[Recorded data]
* * * * * * * * *

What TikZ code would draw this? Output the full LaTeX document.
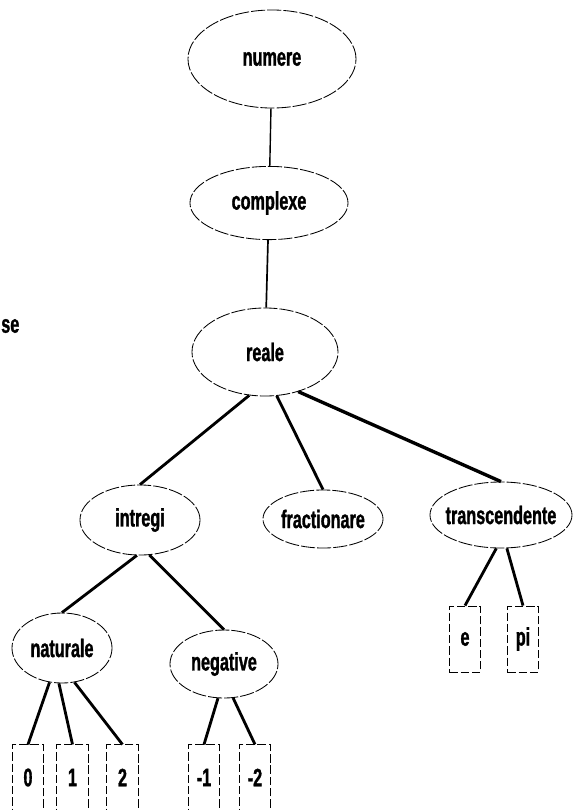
\documentclass[tikz,border=0pt]{standalone}
\usepackage{fontspec}
\newfontfamily\lblfont{Liberation Sans}[FakeStretch=0.64,UprightFont=*-Bold,FakeBold=1.2]
\usepackage{tikz}
\usetikzlibrary{shapes}

\begin{document}
\begin{tikzpicture}[x=0.025cm,y=-0.025cm,
    font=\lblfont\fontsize{18}{20}\selectfont,
    set/.style={ellipse,draw,line width=0.6pt,dash pattern=on 10pt off 1.5pt,inner sep=-14pt},
    elem/.style={rectangle,draw,line width=0.6pt,dash pattern=on 6pt off 2pt,minimum width=0.78cm,minimum height=1.63cm,inner sep=0pt},
    link/.style={line width=2pt}]
            \useasboundingbox (0,0) rectangle (579,810);
            \node[anchor=west,inner sep=0pt](se) at (1,326) {se};
            % sets
            \node[set,minimum width=4.2cm,minimum height=2.45cm](num) at (272,59) {numere};
            \node[set,minimum width=3.95cm,minimum height=1.83cm](cpx) at (269,203) {complexe};
            \node[set,minimum width=3.65cm,minimum height=2.2cm](rea) at (265,352) {reale};
            \node[set,minimum width=3cm,minimum height=1.75cm](intr) at (140,520) {intregi};
            \node[set,minimum width=3cm,minimum height=1.45cm](frac) at (323,519) {fractionare};
            \node[set,minimum width=3.55cm,minimum height=1.65cm](trans) at (501,515) {transcendente};
            \node[set,minimum width=2.5cm,minimum height=1.75cm](nat) at (62,648) {naturale};
            \node[set,minimum width=2.7cm,minimum height=1.7cm](neg) at (224,664) {negative};
            % elements
            \node[elem](z0) at (28,777.5) {0};
            \node[elem](z1) at (72.5,777.5) {1};
            \node[elem](z2) at (122.5,777.5) {2};
            \node[elem](m1) at (204,777.5) {-1};
            \node[elem](m2) at (255,777.5) {-2};
            \node[elem,minimum height=1.65cm](e) at (465,639) {e};
            \node[elem,minimum height=1.65cm](pi) at (523,639) {pi};
            % links
            \draw[link,line width=1pt] (num) -- (cpx);
            \draw[link,line width=1.2pt] (cpx) -- (rea);
            \draw[link] (rea.250) -- (intr.north);
            \draw[link] (rea.285) -- (frac.north);
            \draw[link,line width=2.4pt] (rea.310) -- (trans.north);
            \draw[link] (intr.265) -- (nat.north);
            \draw[link] (intr.285) -- (neg.north);
            \draw[link] (nat.250) -- (z0.north);
            \draw[link] (nat.265) -- (z1.north);
            \draw[link] (nat.290) -- (z2.north);
            \draw[link] (neg.260) -- (m1.north);
            \draw[link] (neg.285) -- (m2.north);
            \draw[link] (trans.262) -- (e.north);
            \draw[link] (trans.280) -- (pi.north);
        \end{tikzpicture}
\end{document}
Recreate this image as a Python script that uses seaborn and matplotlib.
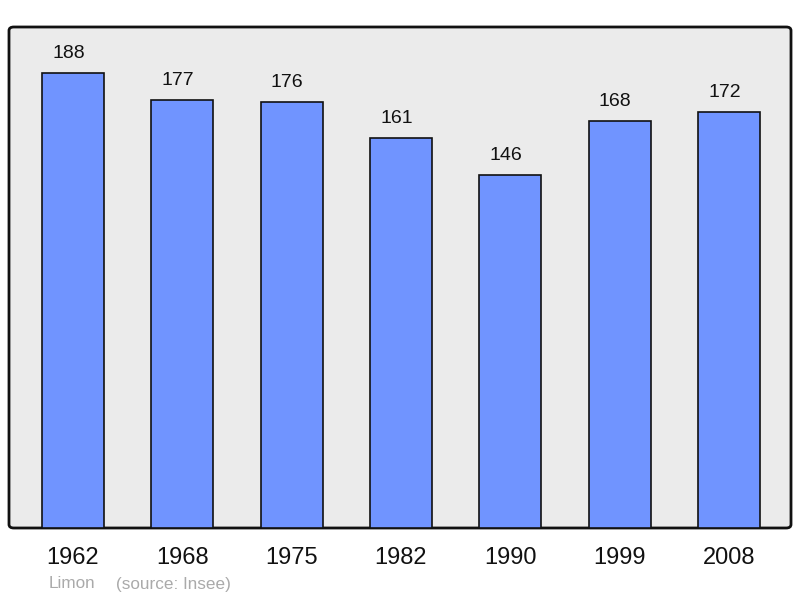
import matplotlib
matplotlib.use("Agg")
import matplotlib.pyplot as plt
from matplotlib.patches import FancyBboxPatch
import seaborn as sns
import pandas as pd

years = ["1962", "1968", "1975", "1982", "1990", "1999", "2008"]
population = [188, 177, 176, 161, 146, 168, 172]
commune = "Limon"
source = "(source: Insee)"

sns.set_theme(style="white")
plt.rcParams['font.family'] = ['Liberation Sans', 'DejaVu Sans']

W, H = 800, 598
fig = plt.figure(figsize=(W / 100, H / 100), dpi=100)
left, right, top, bottom = 9, 791, 27, 528
ax = fig.add_axes([left / W, 1 - bottom / H, (right - left) / W, (bottom - top) / H])
ax.set_zorder(2)

df = pd.DataFrame({"year": years, "pop": population})
sns.barplot(data=df, x="year", y="pop", ax=ax, color="#7094ff", saturation=1,
            width=0.567, edgecolor="#111111", linewidth=1.2, zorder=3)

ax.set_xlim(-0.585, 6.567)
ax.set_ylim(0, 207)
ax.set_facecolor("none")
ax.patch.set_visible(False)
for s in ax.spines.values():
    s.set_visible(False)
ax.set_yticks([])
ax.set_xlabel("")
ax.set_ylabel("")
ax.tick_params(axis="x", length=0, labelsize=17, pad=14, colors="#111111")

bg = FancyBboxPatch((left / W, 1 - bottom / H), (right - left) / W, (bottom - top) / H,
                    boxstyle="round,pad=0,rounding_size=0.006",
                    transform=fig.transFigure, facecolor="#ebebeb", edgecolor="#111111",
                    linewidth=2, zorder=0)
fig.patches.append(bg)

for i, v in enumerate(population):
    ax.annotate(str(v), (i, v), xytext=(-4.5, 11), textcoords="offset pixels",
                ha="center", va="bottom", fontsize=14, color="#111111")

fig.text(49 / W, 1 - 584 / H, commune, fontsize=12.3, color="#aaaaaa", va="center", ha="left")
fig.text(116 / W, 1 - 584 / H, source, fontsize=12.3, color="#aaaaaa", va="center", ha="left")

fig.savefig("out.png", dpi=100)
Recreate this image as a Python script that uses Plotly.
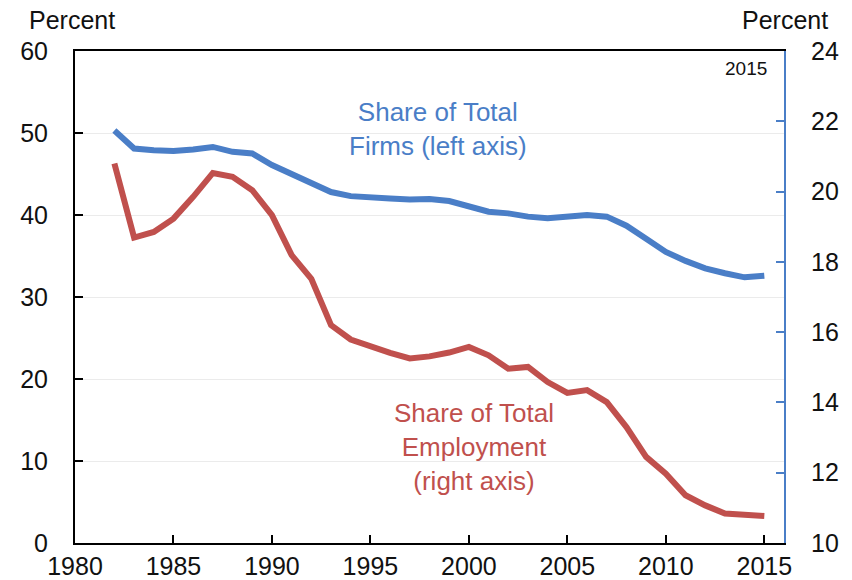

* * * * * * * * *

Copy all the lines of data exactly as they appear, dropping any images.

[Response to the task]
What TikZ code would draw this? Output the full LaTeX document.
\documentclass[tikz,border=0pt]{standalone}
\usepackage{fontspec}
\newfontfamily\lblfont{Liberation Sans}[FakeStretch=0.64,UprightFont=*-Bold,FakeBold=1.2]
\usepackage{tikz}
\usetikzlibrary{shapes}

\begin{document}
\begin{tikzpicture}[x=0.025cm,y=-0.025cm,
    font=\lblfont\fontsize{18}{20}\selectfont,
    set/.style={ellipse,draw,line width=0.6pt,dash pattern=on 10pt off 1.5pt,inner sep=-14pt},
    elem/.style={rectangle,draw,line width=0.6pt,dash pattern=on 6pt off 2pt,minimum width=0.78cm,minimum height=1.63cm,inner sep=0pt},
    link/.style={line width=2pt}]
            \useasboundingbox (0,0) rectangle (579,810);
            \node[anchor=west,inner sep=0pt](se) at (1,326) {se};
            % sets
            \node[set,minimum width=4.2cm,minimum height=2.45cm](num) at (272,59) {numere};
            \node[set,minimum width=3.95cm,minimum height=1.83cm](cpx) at (269,203) {complexe};
            \node[set,minimum width=3.65cm,minimum height=2.2cm](rea) at (265,352) {reale};
            \node[set,minimum width=3cm,minimum height=1.75cm](intr) at (140,520) {intregi};
            \node[set,minimum width=3cm,minimum height=1.45cm](frac) at (323,519) {fractionare};
            \node[set,minimum width=3.55cm,minimum height=1.65cm](trans) at (501,515) {transcendente};
            \node[set,minimum width=2.5cm,minimum height=1.75cm](nat) at (62,648) {naturale};
            \node[set,minimum width=2.7cm,minimum height=1.7cm](neg) at (224,664) {negative};
            % elements
            \node[elem](z0) at (28,777.5) {0};
            \node[elem](z1) at (72.5,777.5) {1};
            \node[elem](z2) at (122.5,777.5) {2};
            \node[elem](m1) at (204,777.5) {-1};
            \node[elem](m2) at (255,777.5) {-2};
            \node[elem,minimum height=1.65cm](e) at (465,639) {e};
            \node[elem,minimum height=1.65cm](pi) at (523,639) {pi};
            % links
            \draw[link,line width=1pt] (num) -- (cpx);
            \draw[link,line width=1.2pt] (cpx) -- (rea);
            \draw[link] (rea.250) -- (intr.north);
            \draw[link] (rea.285) -- (frac.north);
            \draw[link,line width=2.4pt] (rea.310) -- (trans.north);
            \draw[link] (intr.265) -- (nat.north);
            \draw[link] (intr.285) -- (neg.north);
            \draw[link] (nat.250) -- (z0.north);
            \draw[link] (nat.265) -- (z1.north);
            \draw[link] (nat.290) -- (z2.north);
            \draw[link] (neg.260) -- (m1.north);
            \draw[link] (neg.285) -- (m2.north);
            \draw[link] (trans.262) -- (e.north);
            \draw[link] (trans.280) -- (pi.north);
        \end{tikzpicture}
\end{document}
Recreate this image as a Python script that uses seaborn and matplotlib.
import matplotlib
matplotlib.use("Agg")
import matplotlib.pyplot as plt
from matplotlib.patches import FancyBboxPatch
import seaborn as sns
import pandas as pd

years = ["1962", "1968", "1975", "1982", "1990", "1999", "2008"]
population = [188, 177, 176, 161, 146, 168, 172]
commune = "Limon"
source = "(source: Insee)"

sns.set_theme(style="white")
plt.rcParams['font.family'] = ['Liberation Sans', 'DejaVu Sans']

W, H = 800, 598
fig = plt.figure(figsize=(W / 100, H / 100), dpi=100)
left, right, top, bottom = 9, 791, 27, 528
ax = fig.add_axes([left / W, 1 - bottom / H, (right - left) / W, (bottom - top) / H])
ax.set_zorder(2)

df = pd.DataFrame({"year": years, "pop": population})
sns.barplot(data=df, x="year", y="pop", ax=ax, color="#7094ff", saturation=1,
            width=0.567, edgecolor="#111111", linewidth=1.2, zorder=3)

ax.set_xlim(-0.585, 6.567)
ax.set_ylim(0, 207)
ax.set_facecolor("none")
ax.patch.set_visible(False)
for s in ax.spines.values():
    s.set_visible(False)
ax.set_yticks([])
ax.set_xlabel("")
ax.set_ylabel("")
ax.tick_params(axis="x", length=0, labelsize=17, pad=14, colors="#111111")

bg = FancyBboxPatch((left / W, 1 - bottom / H), (right - left) / W, (bottom - top) / H,
                    boxstyle="round,pad=0,rounding_size=0.006",
                    transform=fig.transFigure, facecolor="#ebebeb", edgecolor="#111111",
                    linewidth=2, zorder=0)
fig.patches.append(bg)

for i, v in enumerate(population):
    ax.annotate(str(v), (i, v), xytext=(-4.5, 11), textcoords="offset pixels",
                ha="center", va="bottom", fontsize=14, color="#111111")

fig.text(49 / W, 1 - 584 / H, commune, fontsize=12.3, color="#aaaaaa", va="center", ha="left")
fig.text(116 / W, 1 - 584 / H, source, fontsize=12.3, color="#aaaaaa", va="center", ha="left")

fig.savefig("out.png", dpi=100)
Recreate this image as a Python script that uses Plotly.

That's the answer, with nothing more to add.